• [Exercise description] Pictures stay out of this copy; please retype only the lines from the start of the records through the line with "ages = ['Less".

• [Source code of charts]
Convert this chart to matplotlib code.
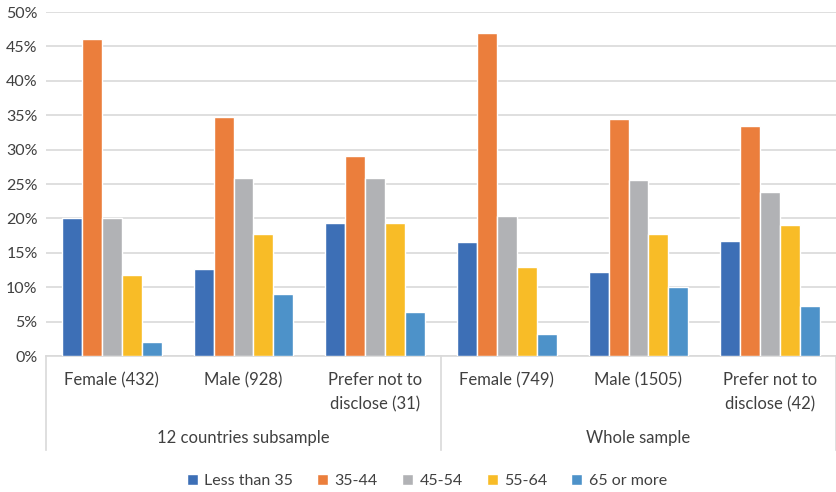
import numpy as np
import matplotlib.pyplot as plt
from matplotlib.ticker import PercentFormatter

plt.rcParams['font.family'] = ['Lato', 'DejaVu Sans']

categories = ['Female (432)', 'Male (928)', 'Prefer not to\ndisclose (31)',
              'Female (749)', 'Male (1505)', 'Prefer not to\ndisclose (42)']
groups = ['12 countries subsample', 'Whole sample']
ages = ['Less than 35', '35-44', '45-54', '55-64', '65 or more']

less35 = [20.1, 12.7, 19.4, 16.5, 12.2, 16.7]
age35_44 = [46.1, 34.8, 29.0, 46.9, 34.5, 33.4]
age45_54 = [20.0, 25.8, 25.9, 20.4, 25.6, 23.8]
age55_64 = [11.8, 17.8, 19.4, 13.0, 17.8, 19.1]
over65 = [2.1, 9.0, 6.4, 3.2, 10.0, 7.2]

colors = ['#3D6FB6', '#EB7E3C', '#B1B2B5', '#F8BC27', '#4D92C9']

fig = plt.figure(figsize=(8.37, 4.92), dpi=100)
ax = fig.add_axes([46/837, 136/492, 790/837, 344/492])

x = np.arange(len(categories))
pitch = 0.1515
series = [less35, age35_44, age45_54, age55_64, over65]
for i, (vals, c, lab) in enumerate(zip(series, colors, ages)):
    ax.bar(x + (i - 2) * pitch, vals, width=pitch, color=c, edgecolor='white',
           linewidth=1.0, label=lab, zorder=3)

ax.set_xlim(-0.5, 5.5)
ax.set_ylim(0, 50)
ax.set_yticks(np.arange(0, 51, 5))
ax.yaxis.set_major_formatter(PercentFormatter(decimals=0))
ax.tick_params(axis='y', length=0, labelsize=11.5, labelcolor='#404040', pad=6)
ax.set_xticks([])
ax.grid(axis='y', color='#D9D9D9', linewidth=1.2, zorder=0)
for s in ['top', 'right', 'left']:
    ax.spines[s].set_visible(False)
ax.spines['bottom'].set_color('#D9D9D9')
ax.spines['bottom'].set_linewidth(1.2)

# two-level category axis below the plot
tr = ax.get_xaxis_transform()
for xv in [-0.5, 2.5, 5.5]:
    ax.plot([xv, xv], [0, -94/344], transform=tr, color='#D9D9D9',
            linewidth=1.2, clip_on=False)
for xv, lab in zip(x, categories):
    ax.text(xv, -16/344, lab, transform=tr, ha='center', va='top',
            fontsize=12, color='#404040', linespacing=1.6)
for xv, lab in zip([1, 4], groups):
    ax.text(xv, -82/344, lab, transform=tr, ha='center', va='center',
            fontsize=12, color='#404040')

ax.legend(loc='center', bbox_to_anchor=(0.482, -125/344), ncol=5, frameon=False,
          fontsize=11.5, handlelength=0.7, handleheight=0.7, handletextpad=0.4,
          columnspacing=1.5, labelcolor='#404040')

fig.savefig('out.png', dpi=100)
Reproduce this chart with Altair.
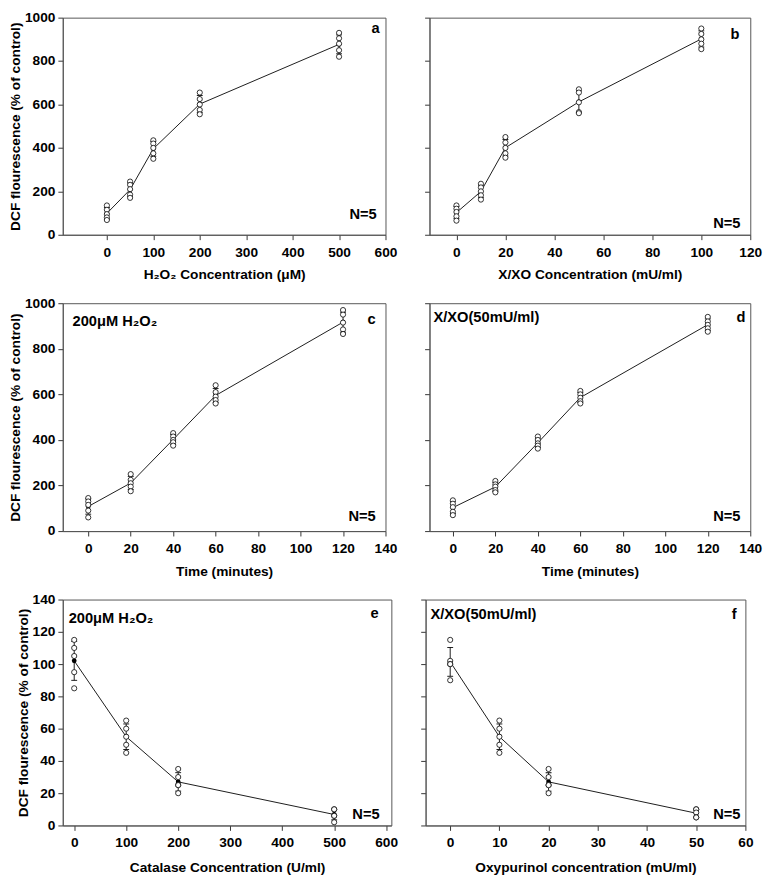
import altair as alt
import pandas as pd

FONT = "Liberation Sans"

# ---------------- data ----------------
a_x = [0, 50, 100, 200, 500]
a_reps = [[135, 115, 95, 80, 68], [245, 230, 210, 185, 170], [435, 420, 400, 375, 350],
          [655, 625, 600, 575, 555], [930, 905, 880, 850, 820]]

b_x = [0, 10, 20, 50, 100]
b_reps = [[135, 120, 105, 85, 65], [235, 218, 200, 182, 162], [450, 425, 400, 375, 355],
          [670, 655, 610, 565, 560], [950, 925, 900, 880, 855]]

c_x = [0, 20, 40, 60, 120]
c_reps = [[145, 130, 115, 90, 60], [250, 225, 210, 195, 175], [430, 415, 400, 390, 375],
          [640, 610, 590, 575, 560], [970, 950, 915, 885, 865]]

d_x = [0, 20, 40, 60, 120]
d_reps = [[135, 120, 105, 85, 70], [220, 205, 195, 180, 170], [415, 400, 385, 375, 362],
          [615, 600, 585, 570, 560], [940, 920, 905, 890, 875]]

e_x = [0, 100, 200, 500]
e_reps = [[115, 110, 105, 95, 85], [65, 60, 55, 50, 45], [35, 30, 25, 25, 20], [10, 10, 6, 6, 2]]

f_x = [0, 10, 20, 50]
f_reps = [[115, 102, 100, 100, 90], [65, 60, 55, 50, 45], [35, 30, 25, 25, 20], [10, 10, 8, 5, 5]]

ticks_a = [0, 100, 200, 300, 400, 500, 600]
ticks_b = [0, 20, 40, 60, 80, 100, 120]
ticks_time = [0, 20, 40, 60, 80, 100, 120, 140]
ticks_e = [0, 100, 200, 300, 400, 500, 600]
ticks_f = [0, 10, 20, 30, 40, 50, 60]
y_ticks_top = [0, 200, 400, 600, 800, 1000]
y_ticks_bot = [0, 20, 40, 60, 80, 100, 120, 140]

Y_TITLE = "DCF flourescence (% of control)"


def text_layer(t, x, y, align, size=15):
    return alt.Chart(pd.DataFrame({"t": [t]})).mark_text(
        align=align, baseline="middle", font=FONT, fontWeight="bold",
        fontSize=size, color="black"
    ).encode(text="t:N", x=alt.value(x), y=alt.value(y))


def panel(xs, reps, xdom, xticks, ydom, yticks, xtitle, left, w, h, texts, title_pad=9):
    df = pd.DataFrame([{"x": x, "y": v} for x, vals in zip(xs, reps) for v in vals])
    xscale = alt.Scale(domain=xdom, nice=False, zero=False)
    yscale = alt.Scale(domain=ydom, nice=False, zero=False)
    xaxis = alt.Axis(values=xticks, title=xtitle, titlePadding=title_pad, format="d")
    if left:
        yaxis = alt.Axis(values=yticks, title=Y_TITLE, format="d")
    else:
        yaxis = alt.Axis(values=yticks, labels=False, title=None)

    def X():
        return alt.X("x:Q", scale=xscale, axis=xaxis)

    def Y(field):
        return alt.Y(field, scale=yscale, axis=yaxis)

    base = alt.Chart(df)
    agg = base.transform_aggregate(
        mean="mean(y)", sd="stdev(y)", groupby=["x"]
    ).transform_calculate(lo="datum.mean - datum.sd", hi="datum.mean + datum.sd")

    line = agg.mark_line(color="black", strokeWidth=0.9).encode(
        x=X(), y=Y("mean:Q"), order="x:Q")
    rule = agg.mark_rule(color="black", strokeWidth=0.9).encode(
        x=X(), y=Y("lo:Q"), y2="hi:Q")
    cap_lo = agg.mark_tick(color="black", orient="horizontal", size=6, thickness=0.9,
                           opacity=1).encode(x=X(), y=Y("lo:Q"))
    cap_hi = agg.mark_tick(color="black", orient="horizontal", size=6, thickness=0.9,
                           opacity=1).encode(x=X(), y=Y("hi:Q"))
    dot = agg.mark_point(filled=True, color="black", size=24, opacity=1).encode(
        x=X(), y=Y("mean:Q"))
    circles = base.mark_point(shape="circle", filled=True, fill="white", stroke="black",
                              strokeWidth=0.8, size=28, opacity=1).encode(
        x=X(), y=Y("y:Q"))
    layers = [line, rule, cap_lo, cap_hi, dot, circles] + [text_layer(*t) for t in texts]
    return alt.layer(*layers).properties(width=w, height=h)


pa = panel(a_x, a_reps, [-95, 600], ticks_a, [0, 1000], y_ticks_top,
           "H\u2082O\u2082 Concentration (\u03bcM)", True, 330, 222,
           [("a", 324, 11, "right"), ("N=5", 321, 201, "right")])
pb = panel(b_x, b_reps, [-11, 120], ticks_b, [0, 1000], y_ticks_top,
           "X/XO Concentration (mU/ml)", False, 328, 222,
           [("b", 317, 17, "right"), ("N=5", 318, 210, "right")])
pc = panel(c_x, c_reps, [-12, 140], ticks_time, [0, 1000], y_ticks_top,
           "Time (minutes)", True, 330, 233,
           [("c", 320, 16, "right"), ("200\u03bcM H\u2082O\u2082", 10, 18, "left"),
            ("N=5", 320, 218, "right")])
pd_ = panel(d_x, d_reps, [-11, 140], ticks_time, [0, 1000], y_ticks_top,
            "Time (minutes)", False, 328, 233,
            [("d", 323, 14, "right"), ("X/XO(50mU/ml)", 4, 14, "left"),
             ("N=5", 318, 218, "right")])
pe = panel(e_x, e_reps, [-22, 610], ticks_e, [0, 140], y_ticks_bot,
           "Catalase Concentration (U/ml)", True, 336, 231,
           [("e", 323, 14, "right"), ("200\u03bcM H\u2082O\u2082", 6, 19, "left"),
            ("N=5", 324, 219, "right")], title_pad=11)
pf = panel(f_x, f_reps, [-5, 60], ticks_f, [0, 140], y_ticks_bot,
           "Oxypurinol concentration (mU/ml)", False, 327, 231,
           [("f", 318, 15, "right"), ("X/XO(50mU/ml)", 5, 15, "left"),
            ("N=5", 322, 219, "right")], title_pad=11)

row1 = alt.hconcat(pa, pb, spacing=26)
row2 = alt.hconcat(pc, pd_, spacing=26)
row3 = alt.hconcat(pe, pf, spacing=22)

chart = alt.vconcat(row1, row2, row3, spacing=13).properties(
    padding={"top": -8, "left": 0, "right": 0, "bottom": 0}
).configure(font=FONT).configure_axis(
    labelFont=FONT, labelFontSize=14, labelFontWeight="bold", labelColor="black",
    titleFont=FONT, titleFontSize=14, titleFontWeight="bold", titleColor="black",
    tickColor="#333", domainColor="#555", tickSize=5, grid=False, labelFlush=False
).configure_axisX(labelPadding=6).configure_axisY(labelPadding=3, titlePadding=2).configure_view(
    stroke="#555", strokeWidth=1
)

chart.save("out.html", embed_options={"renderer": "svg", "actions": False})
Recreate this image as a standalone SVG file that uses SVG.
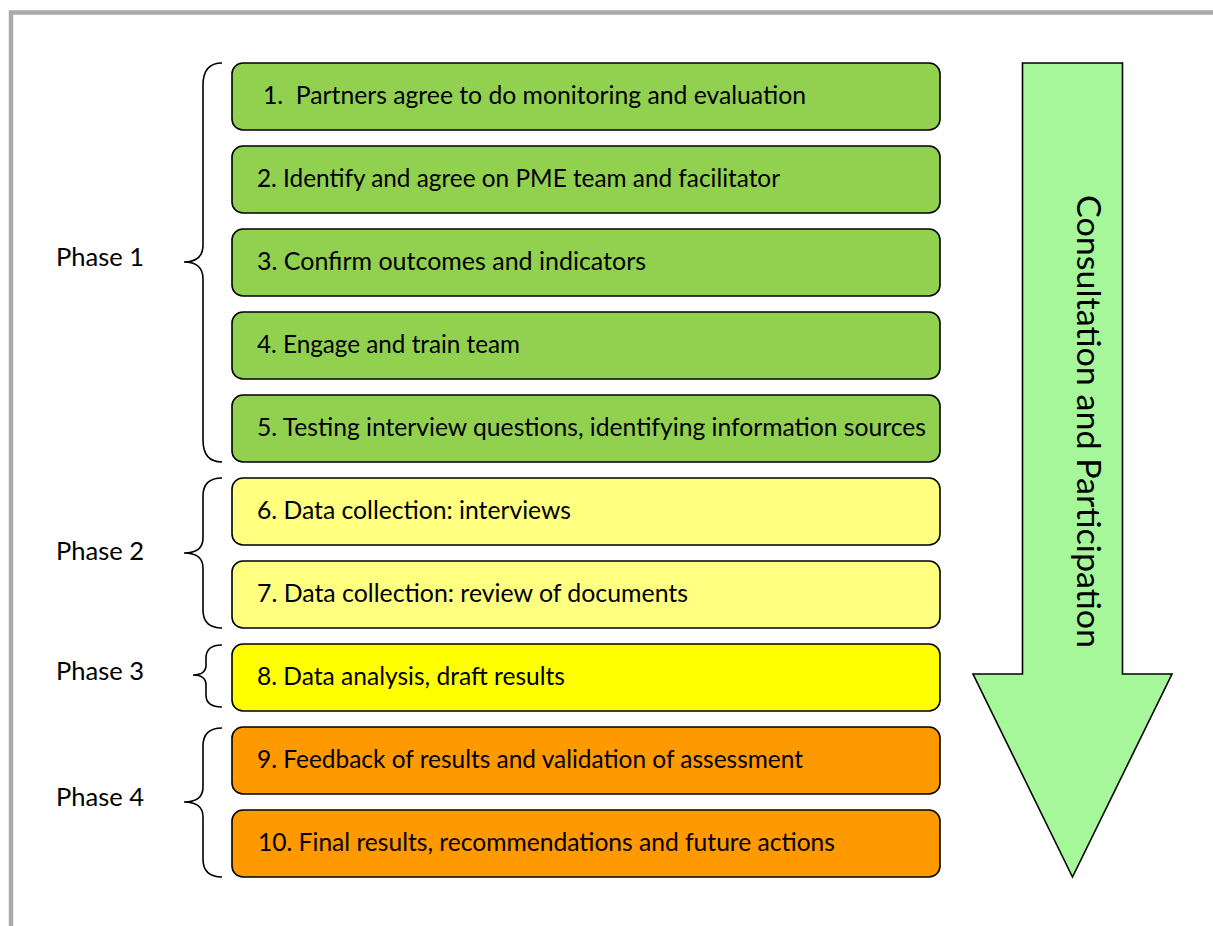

• [Answer to this problem]
Convert this chart to matplotlib code.
import numpy as np
import matplotlib.pyplot as plt
from matplotlib.ticker import PercentFormatter

plt.rcParams['font.family'] = ['Lato', 'DejaVu Sans']

categories = ['Female (432)', 'Male (928)', 'Prefer not to\ndisclose (31)',
              'Female (749)', 'Male (1505)', 'Prefer not to\ndisclose (42)']
groups = ['12 countries subsample', 'Whole sample']
ages = ['Less than 35', '35-44', '45-54', '55-64', '65 or more']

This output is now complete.